COVID-19 ICU beds in Arkansas now full; smaller hospitals struggling
MAGNOLIA, Ark. (KSLA) - COVID-19 vaccination rates appear to be increasing now that the FDA has given full approval for the Pfizer vaccine, but the negative effects of the virus continue to plague Arkansas hospitals.
“We have days of struggle, but we take one day at a time, actually, one hour at a time,” said Stephanie Schmittou, chief nursing officer at Magnolia Regional Medical Center.
Arkansas healthcare providers are working around the clock taking care of COVID-19 patients and recently received some news from Governor Asa Hutchinson that they were expecting, but did not want to hear.
“Everybody should know the strain on our hospitals because of the increased number of COVID patients, those beds are full right now,” the governor said during his weekly COVID-19 briefing on Tuesday, Aug. 24.
Hospital leaders at Magnolia Regional Medical Center in Columbia County say a nursing shortage, which was present before the pandemic, is adding to the ICU bed problem.
“So we are seeing a possible visible bed that may be open, but there is not enough staff to care for those patients,” said Schmittou.
Schmittou says they’re making adjustments to treat COVID-19 patients who enter their facility.
“We have actually diverted one of our units to extend staff from that unit to other areas to help fill in the void of the staffing need,” she said.

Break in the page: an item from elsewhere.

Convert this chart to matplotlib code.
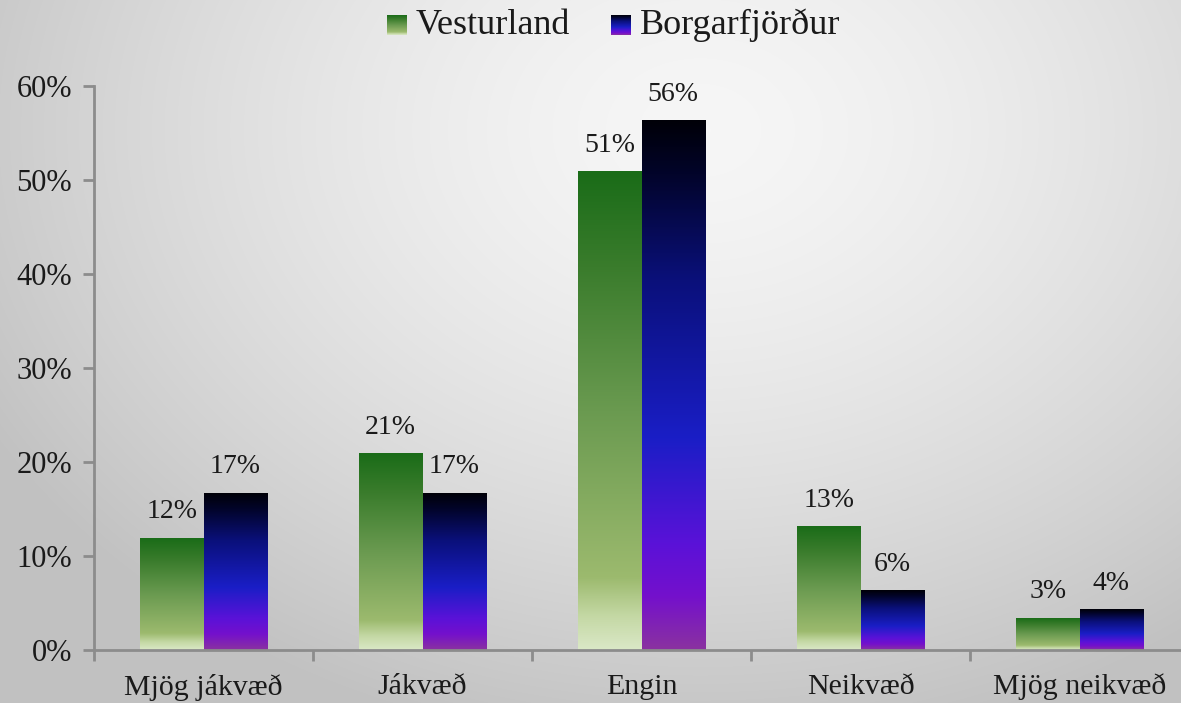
import numpy as np
import matplotlib
matplotlib.use("Agg")
import matplotlib.pyplot as plt
from matplotlib.colors import LinearSegmentedColormap

categories = ["Mjög jákvæð", "Jákvæð", "Engin", "Neikvæð", "Mjög neikvæð"]
series_names = ["Vesturland", "Borgarfjörður"]
vesturland = [11.9, 20.9, 50.9, 13.1, 3.4]
borgarfjordur = [16.7, 16.7, 56.3, 6.3, 4.3]
yticks = [0, 10, 20, 30, 40, 50, 60]

plt.rcParams["font.family"] = ["Liberation Serif", "DejaVu Serif"]

# gradients: value 0 = bottom of bar, 1 = top
green_cmap = LinearSegmentedColormap.from_list("g", [
    (0.0, "#dae8c6"), (0.07, "#c4d8a4"), (0.15, "#9cba6e"),
    (0.5, "#6a9a50"), (0.8, "#3a7c2c"), (1.0, "#1a6c18")])
blue_cmap = LinearSegmentedColormap.from_list("b", [
    (0.0, "#8a32a0"), (0.1, "#7410cc"), (0.2, "#5a12d8"),
    (0.4, "#1a1ec6"), (0.7, "#0a107a"), (0.9, "#02042a"), (1.0, "#000008")])
grad = np.linspace(0, 1, 256).reshape(-1, 1)

fig = plt.figure(figsize=(11.81, 7.03), dpi=100)

# radial background, light at the top, greyer towards the lower corners
bg = fig.add_axes([0, 0, 1, 1], zorder=-10)
yy, xx = np.mgrid[0:703, 0:1181]
r = np.sqrt(((xx - 700) / 850.0) ** 2 + ((yy - 130) / 650.0) ** 2)
shade = np.clip(0.965 - 0.22 * r ** 1.5, 0.76, 0.965)
bg.imshow(np.dstack([shade] * 3), aspect="auto", extent=[0, 1, 0, 1], origin="upper")
bg.set_axis_off()

ax = fig.add_axes([94 / 1181, 53 / 703, 1095 / 1181, 564 / 703])
ax.patch.set_alpha(0)
x = np.arange(len(categories))
w = 0.29


def grad_bar(xc, h, cmap):
    ax.imshow(grad, cmap=cmap, origin="lower", aspect="auto",
              extent=[xc - w / 2, xc + w / 2, 0, h], zorder=2)


for i in range(len(categories)):
    grad_bar(x[i] - w / 2, vesturland[i], green_cmap)
    grad_bar(x[i] + w / 2, borgarfjordur[i], blue_cmap)
    for xc, v in [(x[i] - w / 2, vesturland[i]), (x[i] + w / 2, borgarfjordur[i])]:
        ax.annotate(f"{round(v)}%", (xc, v), xytext=(0, 10), textcoords="offset points",
                    ha="center", va="bottom", fontsize=20, color="#1a1a1a")

ax.set_xlim(-0.5, 4.5)
ax.set_ylim(0, 60)
ax.set_yticks(yticks)
ax.set_yticklabels([f"{t}%" for t in yticks], fontsize=22, color="#1a1a1a")
ax.set_xticks(x)
ax.set_xticklabels(categories, fontsize=21.5, color="#1a1a1a")
ax.set_xticks(np.arange(-0.5, 5, 1), minor=True)
ax.tick_params(axis="x", which="major", length=0, pad=17)
ax.tick_params(axis="x", which="minor", length=8, width=2, color="#8c8c8c")
ax.tick_params(axis="y", length=8, width=2, color="#8c8c8c", pad=8)
for s in ["top", "right"]:
    ax.spines[s].set_visible(False)
for s in ["left", "bottom"]:
    ax.spines[s].set_color("#8c8c8c")
    ax.spines[s].set_linewidth(2)

# legend
leg_items = [(387, series_names[0], green_cmap), (611, series_names[1], blue_cmap)]
for px, name, cmap in leg_items:
    sq = fig.add_axes([px / 1181, (703 - 35) / 703, 20 / 1181, 20 / 703])
    sq.imshow(grad, cmap=cmap, origin="lower", aspect="auto")
    sq.set_axis_off()
    fig.text((px + 29) / 1181, (703 - 25) / 703, name, fontsize=26,
             va="center", ha="left", color="#1a1a1a")

fig.savefig("out.png", dpi=100)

The lack of ICU beds is also effecting medical care for non-COVID patients, especially in small hospitals like Magnolia Regional.
“Our ER is seeing patients and holding patients longer than normal because the need to transfer to a higher level of care is very difficult at this time because there are no beds available in the state,” said Schmittou.
Governor Hutchinson says the average age of those currently hospitalized for COVID-19 in Arkansas is 55, which he says emphasizes the need to get vaccinated.